04 – Como o poema caracteriza
os atores e sua função nesse tipo de teatro?
No poema "O
Teatro, Casa dos Sonhos", Brecht caracteriza os atores como
"vendedores de drogas". Essa metáfora é profundamente crítica e
sugere que a função dos atores, nesse modelo de teatro, é a de induzir um
estado de alheamento e ilusão no público. Eles são os agentes que administram
essa "droga" do escapismo, preparando "todo tipo de fábula com
mãos hábeis, de modo a / Mexer com nossas emoções". A implicação é que, em
vez de provocarem o pensamento crítico ou a conscientização social, os atores
servem para anestesiar o público, oferecendo um refúgio temporário da
realidade.

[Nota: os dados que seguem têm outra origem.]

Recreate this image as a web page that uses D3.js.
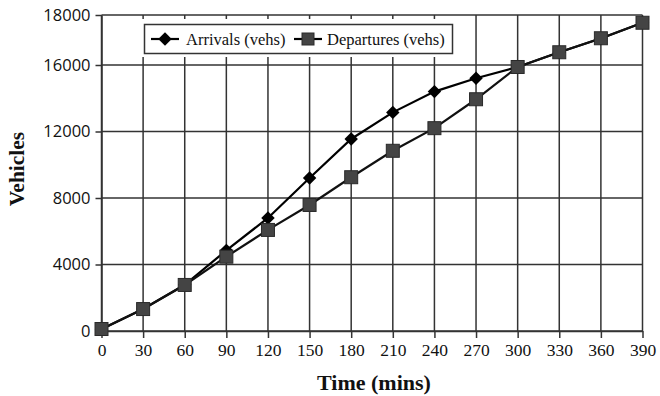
<!DOCTYPE html>
<html>
<head>
<meta charset="utf-8">
<script src="https://cdn.jsdelivr.net/npm/d3@7"></script>
<style>
  html, body { margin: 0; padding: 0; background: #fff; }
  svg { display: block; }
</style>
</head>
<body>
<script>
// Data
const times = [0, 30, 60, 90, 120, 150, 180, 210, 240, 270, 300, 330, 360, 390];
const arrivals = [100, 1320, 2780, 4850, 6800, 9200, 11550, 13150, 14400, 15200, 15880, 16510, 17060, 17690];
const departures = [120, 1320, 2770, 4470, 6080, 7580, 9250, 10840, 12200, 13940, 15880, 16510, 17070, 17690];
const yTicks = [0, 4000, 8000, 12000, 16000, 18000];
const seriesNames = ["Arrivals (vehs)", "Departures (vehs)"];

const width = 660, height = 396;
const gridColor = "#333";
const serif = "'Liberation Serif', 'Times New Roman', serif";

const svg = d3.select("body").append("svg")
    .attr("width", width)
    .attr("height", height);

svg.append("rect").attr("width", width).attr("height", height).attr("fill", "#fff");

const x = d3.scaleLinear().domain([0, 390]).range([101.5, 642.5]);
// the original axis squeezes the last step (16000 -> 18000)
const y = d3.scaleLinear().domain([0, 16000, 18000]).range([331, 65, 15]);

// Grid
const grid = svg.append("g").attr("stroke", gridColor).attr("stroke-width", 1.5);
grid.selectAll(".v")
    .data(times)
    .join("line")
    .attr("x1", d => x(d)).attr("x2", d => x(d))
    .attr("y1", y(0)).attr("y2", y(18000));
grid.selectAll(".h")
    .data(yTicks)
    .join("line")
    .attr("x1", x(0)).attr("x2", x(390))
    .attr("y1", d => y(d)).attr("y2", d => y(d));

// Axes
const xAxis = svg.append("g")
    .attr("transform", `translate(0,${y(0)})`)
    .call(d3.axisBottom(x).tickValues(times).tickSize(7).tickSizeOuter(0).tickPadding(6));
xAxis.selectAll("text")
    .attr("font-family", serif)
    .attr("font-size", 17.5)
    .attr("fill", "#111");

const yAxis = svg.append("g")
    .attr("transform", `translate(${x(0)},0)`)
    .call(d3.axisLeft(y).tickValues(yTicks).tickFormat(d3.format("d")).tickSize(6).tickSizeOuter(0).tickPadding(5));
yAxis.selectAll("text")
    .attr("font-family", "'Open Sans', sans-serif")
    .attr("font-size", 16.5)
    .attr("fill", "#111");

[xAxis, yAxis].forEach(a => {
    a.select(".domain").attr("stroke", gridColor).attr("stroke-width", 1.5);
    a.selectAll(".tick line").attr("stroke", gridColor).attr("stroke-width", 1.5);
});

// Axis titles
svg.append("text")
    .attr("x", (x(0) + x(390)) / 2 + 2)
    .attr("y", 390)
    .attr("text-anchor", "middle")
    .attr("font-family", serif)
    .attr("font-weight", "bold")
    .attr("font-size", 22)
    .attr("fill", "#111")
    .text("Time (mins)");

svg.append("text")
    .attr("transform", "translate(24,169) rotate(-90)")
    .attr("text-anchor", "middle")
    .attr("font-family", serif)
    .attr("font-weight", "bold")
    .attr("font-size", 21.5)
    .attr("fill", "#111")
    .text("Vehicles");

// Lines
const line = d3.line()
    .x((d, i) => x(times[i]))
    .y(d => y(d));

svg.append("path")
    .datum(arrivals)
    .attr("fill", "none")
    .attr("stroke", "#000")
    .attr("stroke-width", 2.2)
    .attr("d", line);

const diamond = d3.symbol().type(d3.symbolDiamond2).size(115);
svg.append("g")
    .selectAll("path")
    .data(arrivals)
    .join("path")
    .attr("transform", (d, i) => `translate(${x(times[i])},${y(d)})`)
    .attr("d", diamond)
    .attr("fill", "#000");

svg.append("path")
    .datum(departures)
    .attr("fill", "none")
    .attr("stroke", "#111")
    .attr("stroke-width", 2.2)
    .attr("d", line);

svg.append("g")
    .selectAll("rect")
    .data(departures)
    .join("rect")
    .attr("x", (d, i) => x(times[i]) - 6.5)
    .attr("y", d => y(d) - 6.5)
    .attr("width", 13)
    .attr("height", 13)
    .attr("fill", "#444")
    .attr("stroke", "#2a2a2a")
    .attr("stroke-width", 1);

// Legend
const legend = svg.append("g");
legend.append("rect")
    .attr("x", 141).attr("y", 19).attr("width", 315).attr("height", 38)
    .attr("fill", "#fff");
legend.append("rect")
    .attr("x", 144.5).attr("y", 24.5).attr("width", 308).attr("height", 29)
    .attr("fill", "#fff")
    .attr("stroke", gridColor)
    .attr("stroke-width", 1.5);

const legendItems = [
    { name: seriesNames[0], x0: 151, x1: 179, tx: 186 },
    { name: seriesNames[1], x0: 294, x1: 322, tx: 327 }
];
legendItems.forEach((it, i) => {
    legend.append("line")
        .attr("x1", it.x0).attr("x2", it.x1)
        .attr("y1", 39).attr("y2", 39)
        .attr("stroke", "#000").attr("stroke-width", 2.2);
    const cx = (it.x0 + it.x1) / 2;
    if (i === 0) {
        legend.append("path")
            .attr("transform", `translate(${cx},39)`)
            .attr("d", diamond)
            .attr("fill", "#000");
    } else {
        legend.append("rect")
            .attr("x", cx - 6).attr("y", 33).attr("width", 12).attr("height", 12)
            .attr("fill", "#444").attr("stroke", "#2a2a2a");
    }
    legend.append("text")
        .attr("x", it.tx).attr("y", 45)
        .attr("font-family", serif)
        .attr("font-size", 16.5)
        .attr("fill", "#111")
        .text(it.name);
});
</script>
</body>
</html>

Eles são, na visão de Brecht, "tristes / Enganadores",
pois mostram um "falso mundo" que, embora possa trazer alívio
momentâneo, não contribui para uma compreensão genuína ou para a transformação
da vida real.
05 – Qual é a crítica
subjacente de Brecht à inércia ou complacência do público diante desse tipo de
representação teatral?
A crítica
subjacente de Brecht à inércia e complacência do público diante desse tipo de
representação teatral é evidente em sua descrição do espectador como um
"fugitivo" que se senta em "feliz distração". Ele questiona
a aceitação generalizada dessa "atividade como inocente", onde os
"sonhos / São bem-vindos" para suportar a "vida mesquinha e
uniforme". Brecht parece lamentar que o público, ao invés de buscar a
verdade ou a transformação de suas condições, se contente com uma ilusão
momentânea. Há uma implicação de que essa complacência contribui para a
perpetuação de um sistema que oferece fugas, mas não soluções. A crítica reside
no fato de que o teatro, em vez de ser um catalisador para a mudança e a
reflexão crítica sobre a realidade social, torna-se um cúmplice na manutenção
da "mesquinhez / E uniformidade de nossas vidas", ao permitir que o
indivíduo "renunciar / Por si mesmo" em favor de um mundo fabricado.